The intensity of these discussions, and the centrality of the American question in particular, nonetheless overshadowed several essential issues, issues further removed from Europe’s immediate concerns, yet revealing of the way democracy is currently being thought about on the international stage.

Two blind spots stood out. The near-total absence of speakers from the African continent, even though many of today’s democratic struggles are taking shape there. And a systematically American-centred reading of these struggles on a global scale. Despite powerful interventions from well-known figures of the World Liberty Congress, Masih Alinejad, Leopoldo López, and the Cuban activist Carolina Barrero, the same impression kept resurfacing: that of an American centrality from which the fight for democracy can hardly escape.

On the diagnosis itself, however, there was little disagreement. Fondemos largely shares the assessments voiced on stage. Anders Fogh Rasmussen, President of the Alliance of Democracies, put it plainly: “the new battleground is on disinformation and destabilization.” Francis Fukuyama struck a converging note: “there is an alliance of autocracies: democracies must ally, otherwise they will be picked up one by one.”

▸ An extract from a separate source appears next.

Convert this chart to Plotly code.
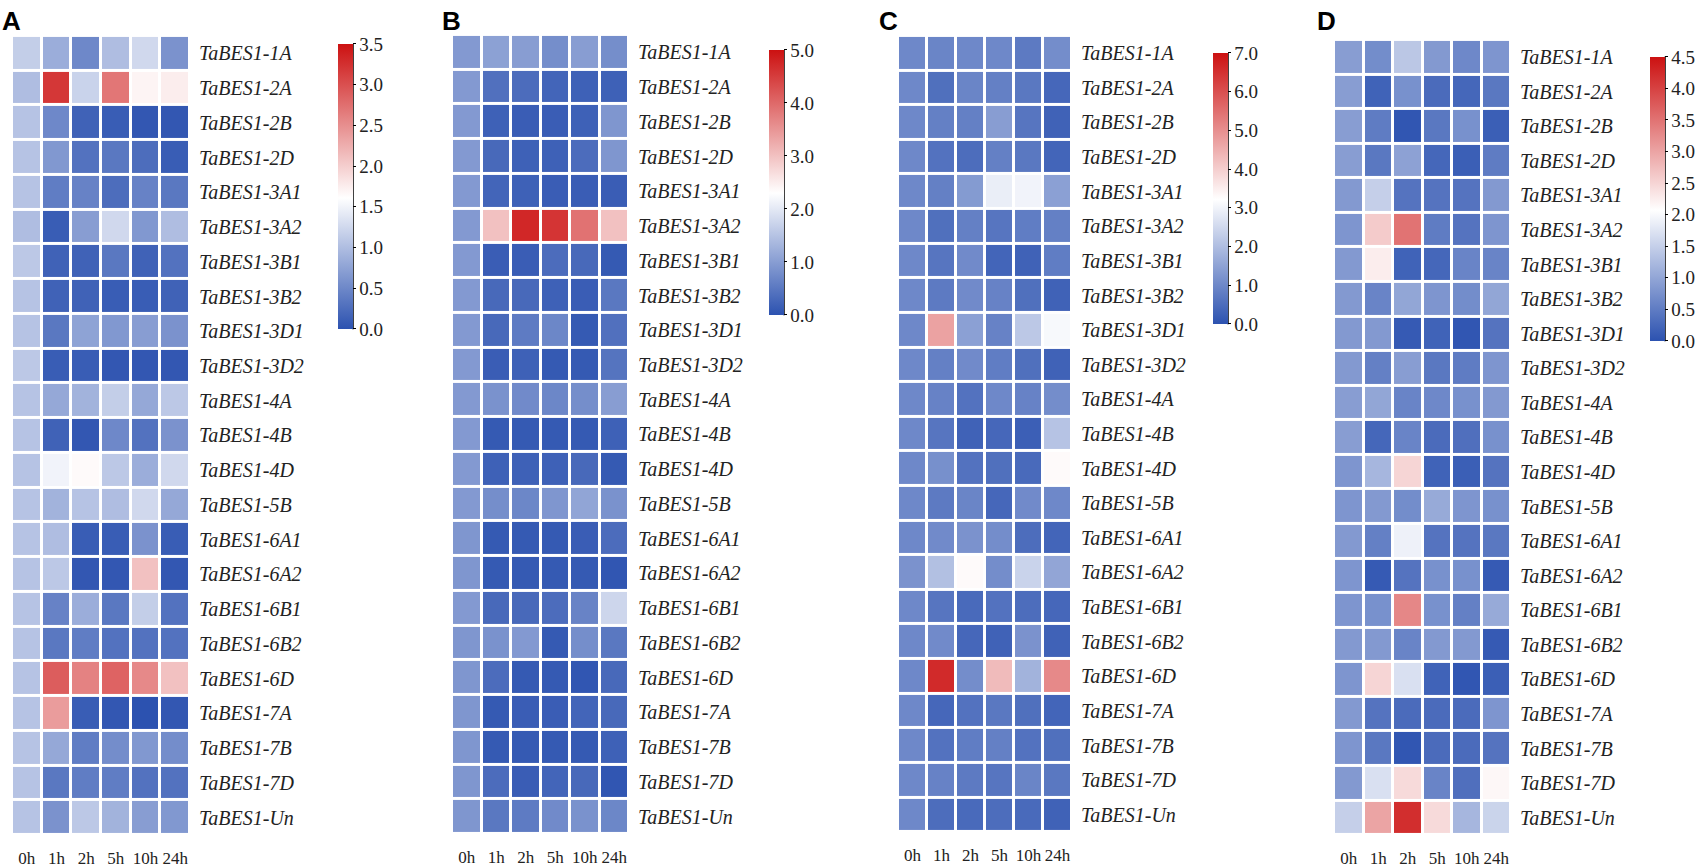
import plotly.graph_objects as go

W, H = 1697, 868

times = ["0h", "1h", "2h", "5h", "10h", "24h"]
genes = ["TaBES1-1A", "TaBES1-2A", "TaBES1-2B", "TaBES1-2D", "TaBES1-3A1", "TaBES1-3A2",
         "TaBES1-3B1", "TaBES1-3B2", "TaBES1-3D1", "TaBES1-3D2", "TaBES1-4A", "TaBES1-4B",
         "TaBES1-4D", "TaBES1-5B", "TaBES1-6A1", "TaBES1-6A2", "TaBES1-6B1", "TaBES1-6B2",
         "TaBES1-6D", "TaBES1-7A", "TaBES1-7B", "TaBES1-7D", "TaBES1-Un"]

# relative expression, rows = genes, cols = times
vals_a = [
    [1.15, 0.85, 0.50, 1.00, 1.25, 0.60],
    [1.00, 3.20, 1.20, 2.70, 1.70, 1.75],
    [1.05, 0.50, 0.15, 0.10, 0.05, 0.05],
    [1.05, 0.65, 0.30, 0.35, 0.25, 0.10],
    [1.05, 0.40, 0.45, 0.25, 0.45, 0.35],
    [1.00, 0.10, 0.70, 1.25, 0.65, 1.00],
    [1.10, 0.15, 0.15, 0.35, 0.15, 0.30],
    [1.05, 0.15, 0.15, 0.10, 0.10, 0.15],
    [1.05, 0.35, 0.75, 0.65, 0.70, 0.60],
    [1.10, 0.10, 0.10, 0.05, 0.05, 0.05],
    [1.05, 0.80, 0.90, 1.15, 0.80, 1.10],
    [1.05, 0.15, 0.05, 0.50, 0.30, 0.60],
    [1.05, 1.50, 1.65, 1.10, 0.85, 1.25],
    [1.05, 0.90, 1.05, 1.00, 1.25, 0.80],
    [1.05, 1.00, 0.10, 0.10, 0.60, 0.10],
    [1.05, 1.10, 0.05, 0.05, 2.10, 0.05],
    [1.05, 0.45, 0.85, 0.35, 1.15, 0.30],
    [1.05, 0.35, 0.40, 0.30, 0.30, 0.30],
    [1.05, 2.90, 2.60, 2.85, 2.55, 2.10],
    [1.05, 2.40, 0.10, 0.05, 0.00, 0.05],
    [1.05, 0.80, 0.40, 0.55, 0.65, 0.55],
    [1.05, 0.35, 0.40, 0.40, 0.30, 0.30],
    [1.05, 0.60, 1.10, 0.90, 0.70, 0.65],
]
vals_b = [
    [0.95, 1.05, 1.00, 0.80, 1.00, 0.80],
    [0.95, 0.40, 0.35, 0.25, 0.20, 0.20],
    [0.95, 0.20, 0.15, 0.15, 0.20, 0.90],
    [0.95, 0.30, 0.20, 0.20, 0.35, 0.90],
    [0.95, 0.25, 0.20, 0.15, 0.15, 0.15],
    [0.95, 3.00, 4.75, 4.60, 3.90, 3.00],
    [0.95, 0.15, 0.15, 0.35, 0.30, 0.10],
    [0.95, 0.30, 0.30, 0.20, 0.15, 0.50],
    [0.95, 0.30, 0.55, 0.70, 0.10, 0.40],
    [0.95, 0.15, 0.20, 0.10, 0.10, 0.45],
    [0.95, 0.85, 0.75, 0.70, 0.80, 1.00],
    [0.95, 0.10, 0.10, 0.10, 0.10, 0.20],
    [0.95, 0.20, 0.20, 0.20, 0.30, 0.10],
    [0.95, 0.80, 0.70, 0.90, 1.10, 0.85],
    [0.90, 0.10, 0.10, 0.10, 0.15, 0.35],
    [0.90, 0.10, 0.10, 0.10, 0.10, 0.05],
    [0.95, 0.30, 0.30, 0.35, 0.65, 1.75],
    [0.90, 0.85, 0.95, 0.10, 0.80, 0.50],
    [0.90, 0.35, 0.10, 0.10, 0.05, 0.30],
    [0.90, 0.10, 0.15, 0.15, 0.25, 0.30],
    [0.90, 0.10, 0.10, 0.10, 0.10, 0.20],
    [0.90, 0.35, 0.15, 0.25, 0.30, 0.05],
    [0.90, 0.50, 0.55, 0.75, 0.85, 0.70],
]
vals_c = [
    [1.00, 0.95, 1.00, 1.00, 0.75, 1.10],
    [1.00, 0.55, 0.95, 0.85, 0.70, 0.40],
    [1.00, 0.85, 0.85, 1.40, 0.65, 0.30],
    [1.00, 0.60, 0.50, 0.85, 0.70, 0.35],
    [1.00, 0.85, 1.35, 2.90, 3.00, 1.45],
    [1.00, 0.55, 0.85, 0.65, 0.80, 0.85],
    [1.00, 0.65, 1.05, 0.35, 0.30, 0.80],
    [1.00, 0.75, 1.05, 0.90, 0.55, 0.30],
    [1.00, 4.70, 1.45, 0.90, 2.20, 3.10],
    [1.00, 0.85, 1.05, 0.80, 0.55, 0.30],
    [1.00, 0.90, 0.60, 1.00, 0.90, 1.10],
    [1.00, 0.65, 0.30, 0.40, 0.25, 2.10],
    [1.00, 1.15, 0.60, 0.55, 0.45, 3.30],
    [1.00, 0.75, 0.95, 0.40, 1.05, 1.00],
    [1.00, 1.05, 1.20, 1.10, 0.50, 0.35],
    [1.20, 2.05, 3.30, 1.10, 2.40, 1.55],
    [1.00, 0.65, 0.45, 0.60, 0.50, 0.40],
    [1.00, 1.05, 0.40, 0.30, 1.20, 0.30],
    [1.00, 6.60, 1.10, 4.30, 1.80, 5.10],
    [1.00, 0.40, 0.60, 0.70, 0.55, 0.35],
    [1.00, 0.60, 0.80, 0.85, 0.60, 0.55],
    [1.00, 0.90, 0.75, 0.65, 0.95, 0.70],
    [1.00, 0.50, 0.45, 0.50, 0.45, 0.30],
]
vals_d = [
    [0.90, 0.70, 1.40, 0.85, 0.65, 0.80],
    [0.90, 0.20, 0.75, 0.30, 0.25, 0.45],
    [0.90, 0.50, 0.05, 0.45, 0.75, 0.15],
    [0.90, 0.45, 0.95, 0.25, 0.15, 0.50],
    [0.85, 1.50, 0.40, 0.40, 0.40, 0.85],
    [0.80, 2.60, 3.50, 0.50, 0.40, 0.80],
    [0.85, 2.25, 0.20, 0.25, 0.60, 0.60],
    [0.85, 0.60, 1.00, 0.80, 0.70, 1.00],
    [0.85, 0.85, 0.10, 0.20, 0.05, 0.40],
    [0.85, 0.55, 0.90, 0.45, 0.50, 0.80],
    [0.90, 1.00, 0.60, 0.65, 0.75, 0.85],
    [0.90, 0.25, 0.60, 0.30, 0.35, 0.75],
    [0.80, 1.20, 2.50, 0.20, 0.15, 0.40],
    [0.80, 0.85, 0.70, 1.05, 0.80, 0.75],
    [0.85, 0.55, 1.90, 0.40, 0.40, 0.45],
    [0.80, 0.10, 0.40, 0.75, 0.75, 0.10],
    [0.80, 0.75, 3.30, 0.75, 0.55, 1.05],
    [0.85, 0.85, 0.60, 0.85, 0.85, 0.10],
    [0.80, 2.50, 1.70, 0.20, 0.05, 0.15],
    [0.85, 0.40, 0.30, 0.30, 0.30, 0.80],
    [0.80, 0.45, 0.05, 0.30, 0.30, 0.40],
    [0.85, 1.70, 2.45, 0.60, 0.35, 2.15],
    [1.50, 3.00, 4.20, 2.45, 1.20, 1.55],
]

cmax_list = [3.5, 5.0, 7.0, 4.5]
dtick_list = [0.5, 1.0, 1.0, 0.5]
letters = ["A", "B", "C", "D"]

# pixel geometry of each panel: heatmap left/right/top/bottom, colorbar left/top/bottom, letter x
panels = [
    dict(x0=12, x1=190, y0=36, y1=837, cb_x=338, cb_y0=44, cb_y1=330, lx=0),
    dict(x0=452, x1=629, y0=35, y1=836, cb_x=769, cb_y0=50, cb_y1=316, lx=440),
    dict(x0=898, x1=1072, y0=36, y1=834, cb_x=1213, cb_y0=53, cb_y1=325, lx=877),
    dict(x0=1334, x1=1511, y0=40, y1=837, cb_x=1650, cb_y0=57, cb_y1=342, lx=1315),
]

cscale = [[0.0, "#2c52b0"], [0.46, "#ffffff"], [1.0, "#cc1111"]]
serif = "Liberation Serif, Times New Roman, serif"
cb_thick = 15

fig = go.Figure()
shapes = []
annotations = []
for i, (z, p) in enumerate(zip([vals_a, vals_b, vals_c, vals_d], panels)):
    n = "" if i == 0 else str(i + 1)
    fig.add_trace(go.Heatmap(
        z=z, x=times, y=genes, xaxis="x" + n, yaxis="y" + n,
        colorscale=cscale, zmin=0, zmax=cmax_list[i],
        xgap=3, ygap=3,
        colorbar=dict(
            x=p["cb_x"] / W, xanchor="left", xpad=0,
            y=1 - p["cb_y0"] / H, yanchor="top", ypad=0,
            len=(p["cb_y1"] - p["cb_y0"]) / H, lenmode="fraction",
            thickness=cb_thick, outlinewidth=0,
            ticks="outside", ticklen=3, tickwidth=1, tickcolor="black",
            tick0=0, dtick=dtick_list[i], tickformat=".1f",
            tickfont=dict(family=serif, size=19, color="#222"),
        ),
    ))
    fig.layout["xaxis" + n] = dict(
        domain=[p["x0"] / W, p["x1"] / W], anchor="y" + n,
        showgrid=False, zeroline=False, showline=False, ticks="",
        tickangle=0,
        tickfont=dict(family=serif, size=17, color="#222"),
        ticklabelstandoff=11,
    )
    fig.layout["yaxis" + n] = dict(
        domain=[1 - p["y1"] / H, 1 - p["y0"] / H], anchor="x" + n,
        side="right", autorange="reversed",
        showgrid=False, zeroline=False, showline=False, ticks="",
        tickfont=dict(family=serif, size=20, color="#222", style="italic"),
        ticklabelstandoff=8,
    )
    # right spine of the colour bar
    xs = (p["cb_x"] + cb_thick) / W
    shapes.append(dict(type="line", xref="paper", yref="paper",
                       x0=xs, x1=xs, y0=1 - p["cb_y1"] / H, y1=1 - p["cb_y0"] / H,
                       line=dict(color="black", width=1.5)))
    annotations.append(dict(text="<b>" + letters[i] + "</b>", xref="paper", yref="paper",
                            x=p["lx"] / W, y=1 - 4 / H, xanchor="left", yanchor="top",
                            showarrow=False,
                            font=dict(family="Liberation Sans, Arial, sans-serif", size=26,
                                      color="black")))

fig.update_layout(
    width=W, height=H,
    margin=dict(l=0, r=0, t=0, b=0),
    paper_bgcolor="white", plot_bgcolor="white",
    shapes=shapes, annotations=annotations,
)

fig.write_html("out.html", config={"displayModeBar": False},
               post_script="document.body.style.margin='0';")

Where Fondemos’s view diverges is on the response to be built. Through the choice of countries discussed and the tone of the interventions, rather accommodating of American influence, one and the same solution emerged between the lines: convincing the United States that it has an interest in becoming, once again, the driving force of the democratic camp.

Yet while democratic struggles will hardly succeed without Washington, neither can they be built in the wake of a single hegemonic actor. The alliance of democracies must be conceived as an alliance, precisely, and not as an American unipolarity towards which other countries and movements would gravitate.

If there is to be a coalition of the willing democracies, we must also make sure that these are genuine democracies, and that the agenda binding them together is built collectively rather than imposed by one.

As Leopoldo López reminded the room: “We created the World Liberty Congress to work together against autocrats.” Not to serve the interests of any single one. That is the nuance worth holding on to.